- DIRECTIONS -
Nothing but the lines from the top of the data to the line holding "(0,0) rectangle (962,641);" should be printed, word for word and both ends included; leave the pictures out.

--- Start DATA SEGMENT ---

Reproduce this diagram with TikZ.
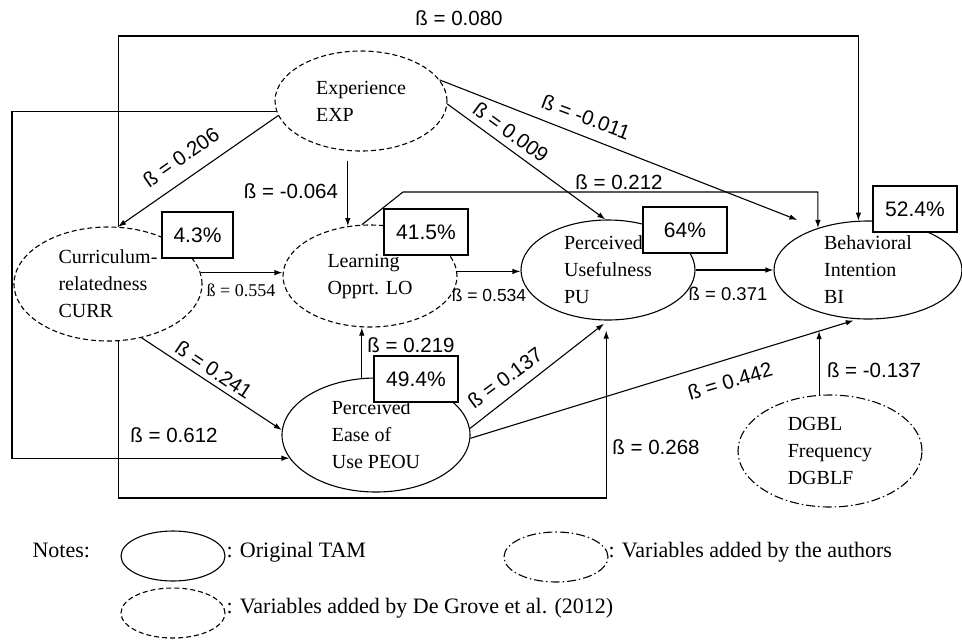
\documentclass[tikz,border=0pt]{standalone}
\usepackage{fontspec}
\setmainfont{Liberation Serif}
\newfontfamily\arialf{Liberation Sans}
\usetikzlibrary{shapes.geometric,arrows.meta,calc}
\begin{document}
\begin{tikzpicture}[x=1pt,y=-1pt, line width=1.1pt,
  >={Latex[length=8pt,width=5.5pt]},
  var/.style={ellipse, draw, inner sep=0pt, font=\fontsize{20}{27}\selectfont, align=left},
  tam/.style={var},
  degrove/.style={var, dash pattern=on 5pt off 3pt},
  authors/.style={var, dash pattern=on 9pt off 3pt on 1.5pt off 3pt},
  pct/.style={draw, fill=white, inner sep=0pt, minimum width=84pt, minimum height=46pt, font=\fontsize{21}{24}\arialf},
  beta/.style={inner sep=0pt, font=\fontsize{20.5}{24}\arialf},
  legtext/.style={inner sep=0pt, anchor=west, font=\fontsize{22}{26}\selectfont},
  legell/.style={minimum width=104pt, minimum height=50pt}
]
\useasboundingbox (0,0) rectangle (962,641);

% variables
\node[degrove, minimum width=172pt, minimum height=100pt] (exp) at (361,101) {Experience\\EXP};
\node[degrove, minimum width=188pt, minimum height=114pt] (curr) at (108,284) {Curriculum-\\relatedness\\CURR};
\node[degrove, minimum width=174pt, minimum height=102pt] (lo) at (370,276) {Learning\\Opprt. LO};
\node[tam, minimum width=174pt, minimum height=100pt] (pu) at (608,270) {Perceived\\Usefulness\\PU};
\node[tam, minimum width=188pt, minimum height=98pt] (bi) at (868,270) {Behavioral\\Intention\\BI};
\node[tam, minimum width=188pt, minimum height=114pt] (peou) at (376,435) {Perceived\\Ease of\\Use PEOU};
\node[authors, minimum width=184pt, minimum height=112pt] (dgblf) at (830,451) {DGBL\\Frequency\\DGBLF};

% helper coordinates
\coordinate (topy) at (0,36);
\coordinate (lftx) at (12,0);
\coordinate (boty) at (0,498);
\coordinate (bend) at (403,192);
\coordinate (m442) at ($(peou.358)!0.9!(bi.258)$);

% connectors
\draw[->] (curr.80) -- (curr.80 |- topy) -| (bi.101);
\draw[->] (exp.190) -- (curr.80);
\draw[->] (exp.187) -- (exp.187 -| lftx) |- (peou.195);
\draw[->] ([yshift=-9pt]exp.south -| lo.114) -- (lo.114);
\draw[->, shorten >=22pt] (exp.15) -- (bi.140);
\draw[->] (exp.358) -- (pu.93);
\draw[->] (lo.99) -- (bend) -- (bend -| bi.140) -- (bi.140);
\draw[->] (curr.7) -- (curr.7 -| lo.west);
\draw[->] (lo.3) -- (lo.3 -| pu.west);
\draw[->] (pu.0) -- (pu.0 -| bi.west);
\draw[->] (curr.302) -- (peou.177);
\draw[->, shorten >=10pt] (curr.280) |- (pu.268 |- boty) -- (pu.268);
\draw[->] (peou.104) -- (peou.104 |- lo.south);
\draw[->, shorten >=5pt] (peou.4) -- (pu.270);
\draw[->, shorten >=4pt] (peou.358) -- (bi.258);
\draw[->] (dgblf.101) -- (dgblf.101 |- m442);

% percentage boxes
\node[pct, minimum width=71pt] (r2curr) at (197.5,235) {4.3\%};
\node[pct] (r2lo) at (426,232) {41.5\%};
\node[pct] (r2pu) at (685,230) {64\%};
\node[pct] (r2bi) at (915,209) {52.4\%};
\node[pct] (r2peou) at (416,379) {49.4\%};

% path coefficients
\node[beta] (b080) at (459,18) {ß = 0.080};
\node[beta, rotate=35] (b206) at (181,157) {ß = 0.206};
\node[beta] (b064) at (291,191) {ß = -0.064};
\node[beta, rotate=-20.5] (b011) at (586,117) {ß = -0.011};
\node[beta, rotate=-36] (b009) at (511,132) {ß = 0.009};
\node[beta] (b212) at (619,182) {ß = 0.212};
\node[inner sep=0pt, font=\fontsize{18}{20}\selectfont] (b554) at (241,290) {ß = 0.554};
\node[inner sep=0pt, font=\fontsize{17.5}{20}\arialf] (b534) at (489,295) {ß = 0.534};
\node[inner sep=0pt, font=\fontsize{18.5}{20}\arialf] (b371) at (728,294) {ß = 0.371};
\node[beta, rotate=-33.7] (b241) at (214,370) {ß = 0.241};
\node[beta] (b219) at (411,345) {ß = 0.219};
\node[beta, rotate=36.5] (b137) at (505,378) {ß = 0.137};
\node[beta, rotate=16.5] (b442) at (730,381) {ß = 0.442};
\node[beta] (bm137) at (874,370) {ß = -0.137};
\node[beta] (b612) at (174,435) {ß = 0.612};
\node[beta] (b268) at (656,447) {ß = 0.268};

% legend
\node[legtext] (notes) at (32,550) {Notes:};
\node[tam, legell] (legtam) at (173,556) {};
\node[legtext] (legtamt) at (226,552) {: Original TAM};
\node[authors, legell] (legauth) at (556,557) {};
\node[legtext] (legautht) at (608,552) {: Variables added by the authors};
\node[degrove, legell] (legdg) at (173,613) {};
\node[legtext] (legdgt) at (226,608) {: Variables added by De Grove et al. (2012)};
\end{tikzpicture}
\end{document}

--- End DATA SEGMENT ---

- RESULT OF THIS EXERCISE -
Reproduce this diagram with TikZ.
\documentclass[tikz,border=0pt]{standalone}
\usepackage{fontspec}
\setmainfont{Liberation Serif}
\newfontfamily\arialf{Liberation Sans}
\usetikzlibrary{shapes.geometric,arrows.meta,calc}
\begin{document}
\begin{tikzpicture}[x=1pt,y=-1pt, line width=1.1pt,
  >={Latex[length=8pt,width=5.5pt]},
  var/.style={ellipse, draw, inner sep=0pt, font=\fontsize{20}{27}\selectfont, align=left},
  tam/.style={var},
  degrove/.style={var, dash pattern=on 5pt off 3pt},
  authors/.style={var, dash pattern=on 9pt off 3pt on 1.5pt off 3pt},
  pct/.style={draw, fill=white, inner sep=0pt, minimum width=84pt, minimum height=46pt, font=\fontsize{21}{24}\arialf},
  beta/.style={inner sep=0pt, font=\fontsize{20.5}{24}\arialf},
  legtext/.style={inner sep=0pt, anchor=west, font=\fontsize{22}{26}\selectfont},
  legell/.style={minimum width=104pt, minimum height=50pt}
]
\useasboundingbox (0,0) rectangle (962,641);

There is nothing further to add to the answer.